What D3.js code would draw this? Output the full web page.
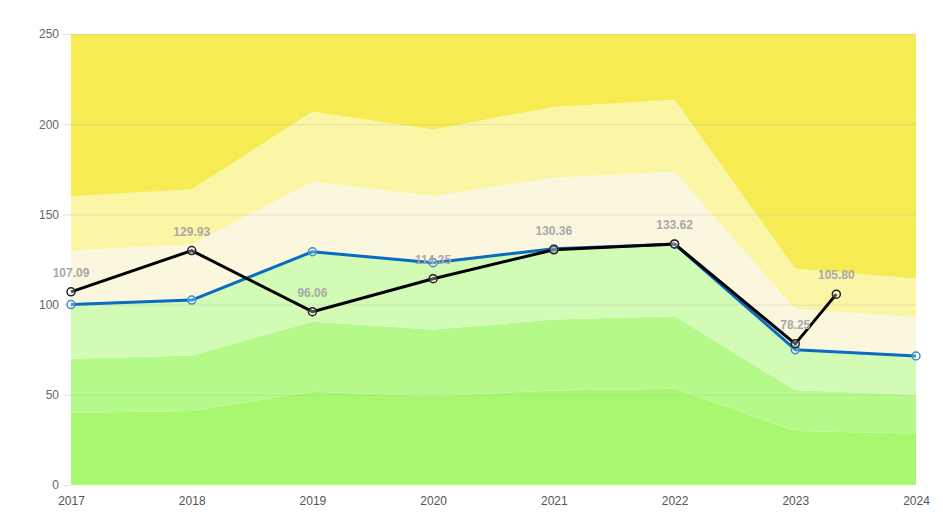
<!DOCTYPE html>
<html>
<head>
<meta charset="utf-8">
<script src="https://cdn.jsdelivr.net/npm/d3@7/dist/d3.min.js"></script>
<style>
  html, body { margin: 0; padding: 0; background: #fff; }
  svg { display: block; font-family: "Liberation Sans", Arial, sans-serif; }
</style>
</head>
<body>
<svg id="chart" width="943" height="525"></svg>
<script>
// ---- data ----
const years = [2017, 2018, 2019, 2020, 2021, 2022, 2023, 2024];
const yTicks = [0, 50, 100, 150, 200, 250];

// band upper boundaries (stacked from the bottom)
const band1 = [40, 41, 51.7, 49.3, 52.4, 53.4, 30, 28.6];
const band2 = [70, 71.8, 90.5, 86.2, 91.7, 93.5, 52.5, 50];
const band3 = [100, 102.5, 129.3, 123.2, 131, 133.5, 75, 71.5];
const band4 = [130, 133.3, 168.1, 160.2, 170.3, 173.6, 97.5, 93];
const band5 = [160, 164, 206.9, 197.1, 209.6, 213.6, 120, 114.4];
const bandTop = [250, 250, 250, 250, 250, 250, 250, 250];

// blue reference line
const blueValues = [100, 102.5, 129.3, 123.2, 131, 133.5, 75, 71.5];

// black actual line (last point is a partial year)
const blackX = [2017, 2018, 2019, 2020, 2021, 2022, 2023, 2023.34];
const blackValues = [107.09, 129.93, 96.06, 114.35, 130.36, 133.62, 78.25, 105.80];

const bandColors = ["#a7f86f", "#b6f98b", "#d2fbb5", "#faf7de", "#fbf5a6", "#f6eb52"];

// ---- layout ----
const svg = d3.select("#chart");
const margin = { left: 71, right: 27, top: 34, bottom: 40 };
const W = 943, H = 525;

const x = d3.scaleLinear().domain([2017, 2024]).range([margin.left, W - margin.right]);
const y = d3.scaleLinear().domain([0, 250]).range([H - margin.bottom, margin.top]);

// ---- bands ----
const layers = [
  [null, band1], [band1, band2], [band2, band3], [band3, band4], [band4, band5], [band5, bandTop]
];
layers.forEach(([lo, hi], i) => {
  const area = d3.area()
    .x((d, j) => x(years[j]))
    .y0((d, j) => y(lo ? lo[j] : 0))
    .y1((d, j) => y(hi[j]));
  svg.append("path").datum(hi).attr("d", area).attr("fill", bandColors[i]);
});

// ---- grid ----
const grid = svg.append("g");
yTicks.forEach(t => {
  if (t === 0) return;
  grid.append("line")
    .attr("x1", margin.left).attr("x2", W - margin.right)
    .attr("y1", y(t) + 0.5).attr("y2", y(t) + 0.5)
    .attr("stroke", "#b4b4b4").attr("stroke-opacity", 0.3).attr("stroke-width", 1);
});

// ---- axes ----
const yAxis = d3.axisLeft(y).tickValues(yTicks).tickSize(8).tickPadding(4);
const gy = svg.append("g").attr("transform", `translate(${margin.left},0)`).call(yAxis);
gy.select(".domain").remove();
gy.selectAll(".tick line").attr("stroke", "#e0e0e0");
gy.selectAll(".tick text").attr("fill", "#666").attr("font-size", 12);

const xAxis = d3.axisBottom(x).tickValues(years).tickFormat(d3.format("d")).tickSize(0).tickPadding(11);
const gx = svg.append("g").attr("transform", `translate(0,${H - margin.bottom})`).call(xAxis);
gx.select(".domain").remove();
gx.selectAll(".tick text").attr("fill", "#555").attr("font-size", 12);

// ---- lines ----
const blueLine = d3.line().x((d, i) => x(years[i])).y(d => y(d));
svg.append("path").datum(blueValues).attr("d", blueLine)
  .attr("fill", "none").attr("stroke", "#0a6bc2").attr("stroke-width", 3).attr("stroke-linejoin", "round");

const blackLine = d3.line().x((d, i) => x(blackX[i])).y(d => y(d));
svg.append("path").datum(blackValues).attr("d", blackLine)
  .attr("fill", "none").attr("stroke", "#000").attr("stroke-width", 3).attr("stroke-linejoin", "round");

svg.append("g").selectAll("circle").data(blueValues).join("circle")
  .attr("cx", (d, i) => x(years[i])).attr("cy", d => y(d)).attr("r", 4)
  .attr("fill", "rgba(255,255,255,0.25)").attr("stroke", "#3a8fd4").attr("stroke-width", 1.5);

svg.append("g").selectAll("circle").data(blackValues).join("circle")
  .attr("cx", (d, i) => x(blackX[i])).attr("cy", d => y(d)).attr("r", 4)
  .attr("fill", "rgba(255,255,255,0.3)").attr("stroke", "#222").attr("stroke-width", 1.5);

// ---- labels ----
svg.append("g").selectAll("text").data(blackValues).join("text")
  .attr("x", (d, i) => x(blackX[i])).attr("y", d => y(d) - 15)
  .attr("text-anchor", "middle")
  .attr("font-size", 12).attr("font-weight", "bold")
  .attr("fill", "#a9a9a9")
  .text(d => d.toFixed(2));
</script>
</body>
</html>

**********

▸ Your task
Set down the material above as is, without any pictures.

▸ Solved problem
What D3.js code would draw this? Output the full web page.
<!DOCTYPE html>
<html>
<head>
<meta charset="utf-8">
<script src="https://cdn.jsdelivr.net/npm/d3@7/dist/d3.min.js"></script>
<style>
  html, body { margin: 0; padding: 0; background: #fff; }
  svg { display: block; font-family: "Liberation Sans", Arial, sans-serif; }
</style>
</head>
<body>
<svg id="chart" width="943" height="525"></svg>
<script>
// ---- data ----
const years = [2017, 2018, 2019, 2020, 2021, 2022, 2023, 2024];
const yTicks = [0, 50, 100, 150, 200, 250];

// band upper boundaries (stacked from the bottom)
const band1 = [40, 41, 51.7, 49.3, 52.4, 53.4, 30, 28.6];
const band2 = [70, 71.8, 90.5, 86.2, 91.7, 93.5, 52.5, 50];
const band3 = [100, 102.5, 129.3, 123.2, 131, 133.5, 75, 71.5];
const band4 = [130, 133.3, 168.1, 160.2, 170.3, 173.6, 97.5, 93];
const band5 = [160, 164, 206.9, 197.1, 209.6, 213.6, 120, 114.4];
const bandTop = [250, 250, 250, 250, 250, 250, 250, 250];

// blue reference line
const blueValues = [100, 102.5, 129.3, 123.2, 131, 133.5, 75, 71.5];

// black actual line (last point is a partial year)
const blackX = [2017, 2018, 2019, 2020, 2021, 2022, 2023, 2023.34];
const blackValues = [107.09, 129.93, 96.06, 114.35, 130.36, 133.62, 78.25, 105.80];

const bandColors = ["#a7f86f", "#b6f98b", "#d2fbb5", "#faf7de", "#fbf5a6", "#f6eb52"];

// ---- layout ----
const svg = d3.select("#chart");
const margin = { left: 71, right: 27, top: 34, bottom: 40 };
const W = 943, H = 525;

const x = d3.scaleLinear().domain([2017, 2024]).range([margin.left, W - margin.right]);
const y = d3.scaleLinear().domain([0, 250]).range([H - margin.bottom, margin.top]);

// ---- bands ----
const layers = [
  [null, band1], [band1, band2], [band2, band3], [band3, band4], [band4, band5], [band5, bandTop]
];
layers.forEach(([lo, hi], i) => {
  const area = d3.area()
    .x((d, j) => x(years[j]))
    .y0((d, j) => y(lo ? lo[j] : 0))
    .y1((d, j) => y(hi[j]));
  svg.append("path").datum(hi).attr("d", area).attr("fill", bandColors[i]);
});

// ---- grid ----
const grid = svg.append("g");
yTicks.forEach(t => {
  if (t === 0) return;
  grid.append("line")
    .attr("x1", margin.left).attr("x2", W - margin.right)
    .attr("y1", y(t) + 0.5).attr("y2", y(t) + 0.5)
    .attr("stroke", "#b4b4b4").attr("stroke-opacity", 0.3).attr("stroke-width", 1);
});

// ---- axes ----
const yAxis = d3.axisLeft(y).tickValues(yTicks).tickSize(8).tickPadding(4);
const gy = svg.append("g").attr("transform", `translate(${margin.left},0)`).call(yAxis);
gy.select(".domain").remove();
gy.selectAll(".tick line").attr("stroke", "#e0e0e0");
gy.selectAll(".tick text").attr("fill", "#666").attr("font-size", 12);

const xAxis = d3.axisBottom(x).tickValues(years).tickFormat(d3.format("d")).tickSize(0).tickPadding(11);
const gx = svg.append("g").attr("transform", `translate(0,${H - margin.bottom})`).call(xAxis);
gx.select(".domain").remove();
gx.selectAll(".tick text").attr("fill", "#555").attr("font-size", 12);

// ---- lines ----
const blueLine = d3.line().x((d, i) => x(years[i])).y(d => y(d));
svg.append("path").datum(blueValues).attr("d", blueLine)
  .attr("fill", "none").attr("stroke", "#0a6bc2").attr("stroke-width", 3).attr("stroke-linejoin", "round");

const blackLine = d3.line().x((d, i) => x(blackX[i])).y(d => y(d));
svg.append("path").datum(blackValues).attr("d", blackLine)
  .attr("fill", "none").attr("stroke", "#000").attr("stroke-width", 3).attr("stroke-linejoin", "round");

svg.append("g").selectAll("circle").data(blueValues).join("circle")
  .attr("cx", (d, i) => x(years[i])).attr("cy", d => y(d)).attr("r", 4)
  .attr("fill", "rgba(255,255,255,0.25)").attr("stroke", "#3a8fd4").attr("stroke-width", 1.5);

svg.append("g").selectAll("circle").data(blackValues).join("circle")
  .attr("cx", (d, i) => x(blackX[i])).attr("cy", d => y(d)).attr("r", 4)
  .attr("fill", "rgba(255,255,255,0.3)").attr("stroke", "#222").attr("stroke-width", 1.5);

// ---- labels ----
svg.append("g").selectAll("text").data(blackValues).join("text")
  .attr("x", (d, i) => x(blackX[i])).attr("y", d => y(d) - 15)
  .attr("text-anchor", "middle")
  .attr("font-size", 12).attr("font-weight", "bold")
  .attr("fill", "#a9a9a9")
  .text(d => d.toFixed(2));
</script>
</body>
</html>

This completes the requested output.